Henze wurde am 1. Juli 1926 in Gütersloh als ältestes von sechs Kindern eines Lehrers und einer Büroangestellten geboren. Bis zum Frühjahr 1943 besuchte Henze das Gymnasium in Bielefeld und begann mit zwölf Jahren, erste Klavierstücke zu komponieren. Nachdem er die Schule wegen schlechter Leistungen vorzeitig verlassen hatte, studierte er an der Staatsmusikschule Braunschweig Klavier, Schlagzeug und Musiktheorie. Zu Beginn der 50er Jahre verließ Henze Deutschland und lebt seitdem an verschiedenen Orten in Italien.
Nach mehreren musikalischen Stationen debütierte er 1952 in Hannover mit seiner Oper «Boulevard Solitude» und avancierte zu einem der bedeutendsten Opernkomponisten seiner Zeit.

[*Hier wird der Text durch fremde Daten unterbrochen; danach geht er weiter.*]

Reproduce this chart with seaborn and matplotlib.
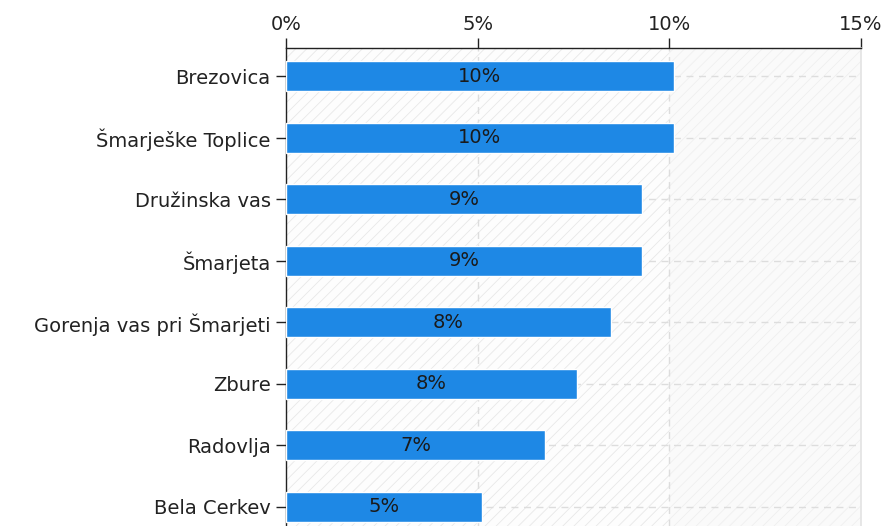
import seaborn as sns
import matplotlib
matplotlib.use("Agg")
import matplotlib.pyplot as plt
import pandas as pd

sns.set_theme(style="white")
plt.rcParams['font.family'] = ['DejaVu Sans']
plt.rcParams['hatch.linewidth'] = 0.6

# data
places = ["Brezovica", "Šmarješke Toplice", "Družinska vas", "Šmarjeta",
          "Gorenja vas pri Šmarjeti", "Zbure", "Radovlja", "Bela Cerkev"]
shares = [10.12, 10.12, 9.29, 9.29, 8.48, 7.59, 6.76, 5.11]
xticks = [0, 5, 10, 15]

df = pd.DataFrame({"place": places, "share": shares})

fig = plt.figure(figsize=(8.88, 5.26), dpi=100)
ax = fig.add_axes([0.322, 0.0, 0.6475, 0.9087])

# hatched background bands
ax.axvspan(0, 10, facecolor="#fdfdfd", edgecolor="#e8e8e8", hatch="///", lw=0, zorder=0)
ax.axvspan(10, 15, facecolor="#fafafa", edgecolor="#efefef", hatch="///", lw=0, zorder=0)

sns.barplot(data=df, y="place", x="share", orient="h", color="#1e88e5",
            saturation=1, width=0.49, ax=ax, zorder=3)

for i, v in enumerate(shares):
    ax.text(v / 2, i, f"{round(v):.0f}%", ha="center", va="center",
            fontsize=14, color="#1a1a1a", zorder=4)

# dashed grid
for i in range(len(places)):
    ax.axhline(i, color="#dddddd", ls=(0, (5, 4)), lw=1, zorder=1)
for t in xticks[1:3]:
    ax.axvline(t, color="#dddddd", ls=(0, (5, 4)), lw=1, zorder=1)

ax.set_xlim(0, 15)
ax.set_ylim(7.31, -0.455)
ax.xaxis.tick_top()
ax.set_xticks(xticks)
ax.set_xticklabels([f"{t}%" for t in xticks])
ax.set_xlabel("")
ax.set_ylabel("")

ax.tick_params(axis="x", top=True, direction="out", length=7, width=1,
               color="#222222", labelsize=14, labelcolor="#222222", pad=3)
ax.tick_params(axis="y", left=True, direction="out", length=7, width=1,
               color="#222222", labelsize=14, labelcolor="#222222", pad=4)

ax.spines["bottom"].set_visible(False)
ax.spines["right"].set_color("#e4e4e4")
ax.spines["top"].set_color("#222222")
ax.spines["left"].set_color("#222222")
ax.spines["top"].set_linewidth(1)
ax.spines["left"].set_linewidth(1)

fig.savefig("out.png", dpi=100)
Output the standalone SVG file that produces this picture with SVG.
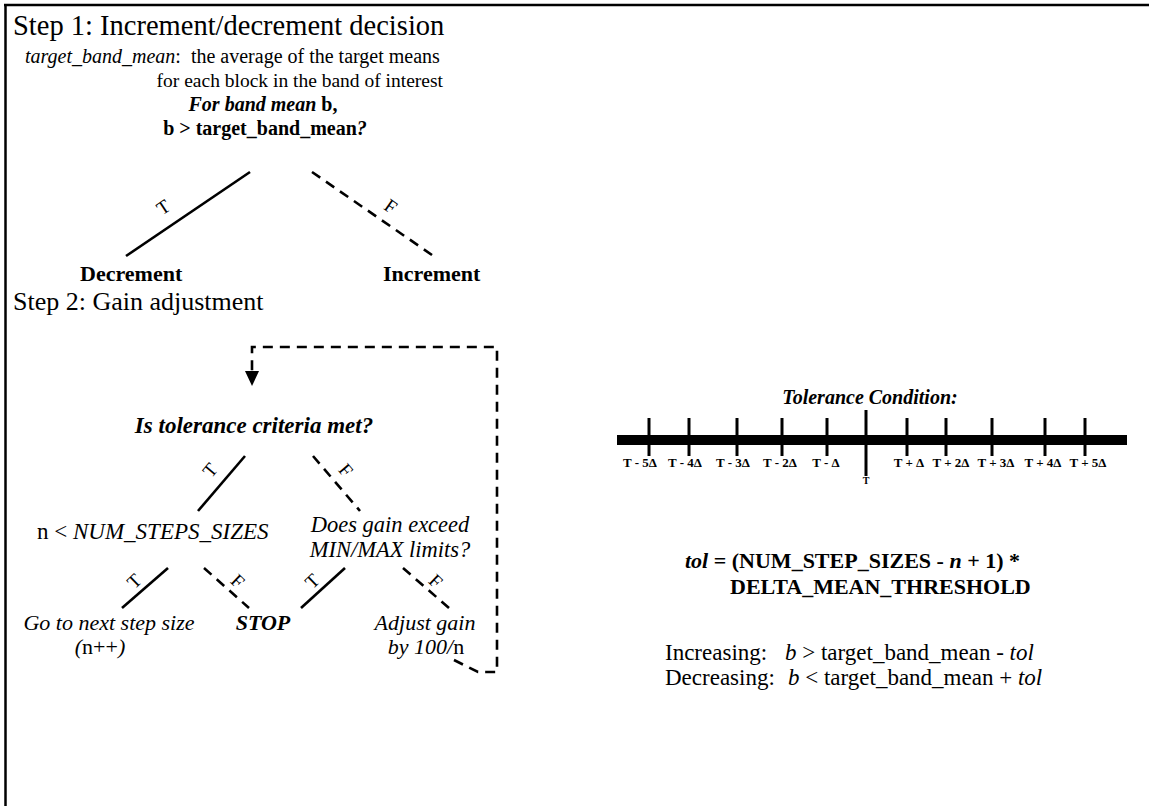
<svg xmlns="http://www.w3.org/2000/svg" width="1149" height="806" viewBox="0 0 1149 806">
  <style>
    text { font-family: "Liberation Serif", "Times New Roman", serif; fill: #000; }
    .h { font-size: 28.5px; }
    .b { font-size: 22px; }
    .s { font-size: 20px; }
    .r { font-size: 22px; }
    .lbl { font-size: 19px; }
    .tk { font-size: 13px; font-weight: bold; }
    .bd { font-weight: bold; }
    .it { font-style: italic; }
    .solid { stroke: #000; stroke-width: 2.6; fill: none; }
    .dash { stroke: #000; stroke-width: 2.6; fill: none; stroke-dasharray: 10 7; }
    .tick { stroke: #000; stroke-width: 3; }
  </style>

  <!-- frame -->
  <g id="frame">
    <line x1="5.5" y1="4" x2="5.5" y2="806" stroke="#000" stroke-width="2.5"/>
    <line x1="4" y1="5" x2="1149" y2="5" stroke="#000" stroke-width="2.5"/>
  </g>

  <!-- Step 1 -->
  <g id="step1-title">
    <text class="h" x="13" y="35">Step 1: Increment/decrement decision</text>
    <text class="s" x="25" y="63" xml:space="preserve"><tspan class="it">target_band_mean</tspan>:  the average of the target means</text>
    <text class="s" x="443" y="87" text-anchor="end" style="font-size:19.5px">for each block in the band of interest</text>
  </g>

  <g id="node-band-decision">
    <text class="s bd" x="263" y="111" text-anchor="middle"><tspan class="it">For band mean</tspan> b,</text>
    <text class="s bd" x="265" y="135" text-anchor="middle">b &gt; target_band_mean<tspan class="it">?</tspan></text>
  </g>

  <g id="node-decrement">
    <text class="b bd" x="80" y="281">Decrement</text>
  </g>
  <g id="node-increment">
    <text class="b bd" x="383" y="281">Increment</text>
  </g>

  <!-- Step 2 -->
  <g id="step2-title">
    <text class="h" x="13" y="310" style="font-size:26px">Step 2: Gain adjustment</text>
  </g>

  <g id="node-tolerance-met">
    <text class="b bd it" x="254" y="433" text-anchor="middle" style="font-size:23px">Is tolerance criteria met?</text>
  </g>

  <g id="node-step-count">
    <text class="b" x="37" y="539" style="font-size:23px">n &lt; <tspan class="it">NUM_STEPS_SIZES</tspan></text>
  </g>

  <g id="node-gain-limits">
    <text class="b it" x="390" y="532" text-anchor="middle" style="font-size:22.5px">Does gain exceed</text>
    <text class="b it" x="390" y="557" text-anchor="middle" style="font-size:22.5px">MIN/MAX limits?</text>
  </g>

  <g id="node-next-step">
    <text class="b it" x="109" y="630" text-anchor="middle">Go to next step size</text>
    <text class="b" x="100" y="654" text-anchor="middle"><tspan class="it">(</tspan>n++<tspan class="it">)</tspan></text>
  </g>

  <g id="node-stop">
    <text class="b bd it" x="263" y="630" text-anchor="middle">STOP</text>
  </g>

  <g id="node-adjust-gain">
    <text class="b it" x="425" y="630" text-anchor="middle">Adjust gain</text>
    <text class="b" x="426" y="654" text-anchor="middle"><tspan class="it">by 100/</tspan>n</text>
  </g>

  <!-- connectors -->
  <g id="connectors">
    <!-- step 1 branches -->
    <line class="solid" x1="250" y1="172" x2="126" y2="256"/>
    <line class="dash" x1="312" y1="172" x2="432" y2="255"/>
    <!-- tolerance check branches -->
    <line class="solid" x1="245" y1="456" x2="198" y2="511"/>
    <line class="dash" x1="313" y1="456" x2="360" y2="511"/>
    <!-- step count branches -->
    <line class="solid" x1="168" y1="568" x2="122" y2="608"/>
    <line class="dash" x1="204" y1="568" x2="249" y2="608"/>
    <!-- gain limit branches -->
    <line class="solid" x1="345" y1="568" x2="301" y2="608"/>
    <line class="dash" x1="403" y1="568" x2="449" y2="608"/>
    <!-- loop back to the tolerance check -->
    <path class="dash" d="M454,660 L478,672 H497 V347 H252 V372"/>
    <polygon points="245,371 259,371 252,386" fill="#000"/>

    <!-- branch labels -->
    <text class="lbl" transform="translate(163,207) rotate(-34)" text-anchor="middle" dy="0.35em">T</text>
    <text class="lbl" transform="translate(391,206) rotate(35)" text-anchor="middle" dy="0.35em">F</text>
    <text class="lbl" transform="translate(210,470) rotate(-50)" text-anchor="middle" dy="0.35em">T</text>
    <text class="lbl" transform="translate(346,470) rotate(50)" text-anchor="middle" dy="0.35em">F</text>
    <text class="lbl" transform="translate(134,581) rotate(-44)" text-anchor="middle" dy="0.35em">T</text>
    <text class="lbl" transform="translate(238,581) rotate(44)" text-anchor="middle" dy="0.35em">F</text>
    <text class="lbl" transform="translate(312,581) rotate(-44)" text-anchor="middle" dy="0.35em">T</text>
    <text class="lbl" transform="translate(436,581) rotate(44)" text-anchor="middle" dy="0.35em">F</text>
  </g>

  <!-- tolerance scale -->
  <g id="tolerance-condition">
    <text class="r bd it" x="870" y="404" text-anchor="middle" style="font-size:20px">Tolerance Condition:</text>
    <line x1="617" y1="440" x2="1127" y2="440" stroke="#000" stroke-width="10"/>
    <line class="tick" x1="649" y1="418" x2="649" y2="456"/>
    <line class="tick" x1="689" y1="418" x2="689" y2="456"/>
    <line class="tick" x1="737" y1="418" x2="737" y2="456"/>
    <line class="tick" x1="782" y1="418" x2="782" y2="456"/>
    <line class="tick" x1="827" y1="418" x2="827" y2="456"/>
    <line class="tick" x1="866" y1="410" x2="866" y2="476"/>
    <line class="tick" x1="907" y1="418" x2="907" y2="456"/>
    <line class="tick" x1="946" y1="418" x2="946" y2="456"/>
    <line class="tick" x1="992" y1="418" x2="992" y2="456"/>
    <line class="tick" x1="1045" y1="418" x2="1045" y2="456"/>
    <line class="tick" x1="1085" y1="418" x2="1085" y2="456"/>
    <g text-anchor="middle">
      <text class="tk" x="640" y="467">T - 5Δ</text>
      <text class="tk" x="685" y="467">T - 4Δ</text>
      <text class="tk" x="733" y="467">T - 3Δ</text>
      <text class="tk" x="780" y="467">T - 2Δ</text>
      <text class="tk" x="826" y="467">T - Δ</text>
      <text class="tk" x="866" y="484" style="font-size:10px">T</text>
      <text class="tk" x="909" y="467">T + Δ</text>
      <text class="tk" x="951" y="467">T + 2Δ</text>
      <text class="tk" x="996" y="467">T + 3Δ</text>
      <text class="tk" x="1043" y="467">T + 4Δ</text>
      <text class="tk" x="1088" y="467">T + 5Δ</text>
    </g>
  </g>

  <g id="tolerance-formula">
    <text class="r bd" x="685" y="568"><tspan class="it">tol</tspan> = (NUM_STEP_SIZES - <tspan class="it">n</tspan> + 1) *</text>
    <text class="r bd" x="730" y="594">DELTA_MEAN_THRESHOLD</text>
  </g>

  <g id="tolerance-tests">
    <text class="r" x="665" y="660" style="font-size:23px">Increasing:<tspan x="785" class="it">b</tspan> &gt; target_band_mean - <tspan class="it">tol</tspan></text>
    <text class="r" x="665" y="685" style="font-size:23px">Decreasing:<tspan x="788" class="it">b</tspan> &lt; target_band_mean + <tspan class="it">tol</tspan></text>
  </g>
</svg>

Der internationale Durchbruch gelang ihm mit der Oper «Der junge Lord», die in Zusammenarbeit mit seiner engen Freundin, der Schriftstellerin Ingeborg Bachmann, entstanden war. Die schwierige Beziehung des bekennenden Homosexuellen Henze zu der exzentrischen Dichterin wurde in ihrem ganzen Ausmaß vor zwei Jahren durch die Veröffentlichung des berührenden Briefwechsels der beiden bekannt.
Mit der Uraufführung der «Bassariden» 1966 bekannte sich Henze deutlich zur politischen Verantwortung des Künstlers. Er betätigte sich fortan als Wahlhelfer der SPD, beteiligte sich an Aktivitäten der studentischen APO und arbeitete im DDR-Komponistenkollektiv mit. Musikalisch jedoch blieb Henze auch nach fast fünf Jahrzehnten künstlerischen Schaffens ein Außenseiter: Den Opernabonnenten war er zu schrill, und der Avantgarde komponierte er zu populistisch. «Von Anfang an hatte ich Sehnsucht nach dem vollen, wilden Wohlklang», lautet sein künstlerisches Credo.
Neben dem Komponieren liegen Henze auch die Vermittlung und das Verstehen moderner Musik besonders am Herzen. Mehrere Jahre lang war er künstlerischer Direktor eines von ihm in Montepulciano ins Leben gerufenen Musikfestes. Nach Auseinandersetzungen mit dem Rat der Stadt trat er 1992 von der Leitung zurück. 1988 rief Henze die Münchner Biennale für Neues Musiktheater ins Leben, deren Leitung er 1998 an Peter Ruzicka abgab, und in Gütersloh gründete er die «Sommerakademie für junge Künstler».
Eigentlich sollte «L\'Upupa und der Triumph der Sohnesliebe» der Abschied Henzes von der Opernbühne sein. Seine zwölfte Oper sei auch seine letzte, hatte er angekündigt. Der Erfolg, den er bei der Uraufführung 2003 in Salzburg feiern konnte, war triumphal. Doch jetzt können sich alle Henze-Fans freuen, denn derzeit arbeitet der Meister an einem neuen Werk für die Staatsoper Unter den Linden in Berlin. «Phädra» soll Ende 2007 uraufgeführt werden. Phädra ist in der griechischen Mythologie die Frau des Helden Theseus, die sich in ihren Stiefsohn verliebte und Selbstmord beging. Doch zuvor wird Ende August die Neufassung seiner Erfolgsoper «Das verratene Meer» in japanischer Sprache in Berlin aufgeführt.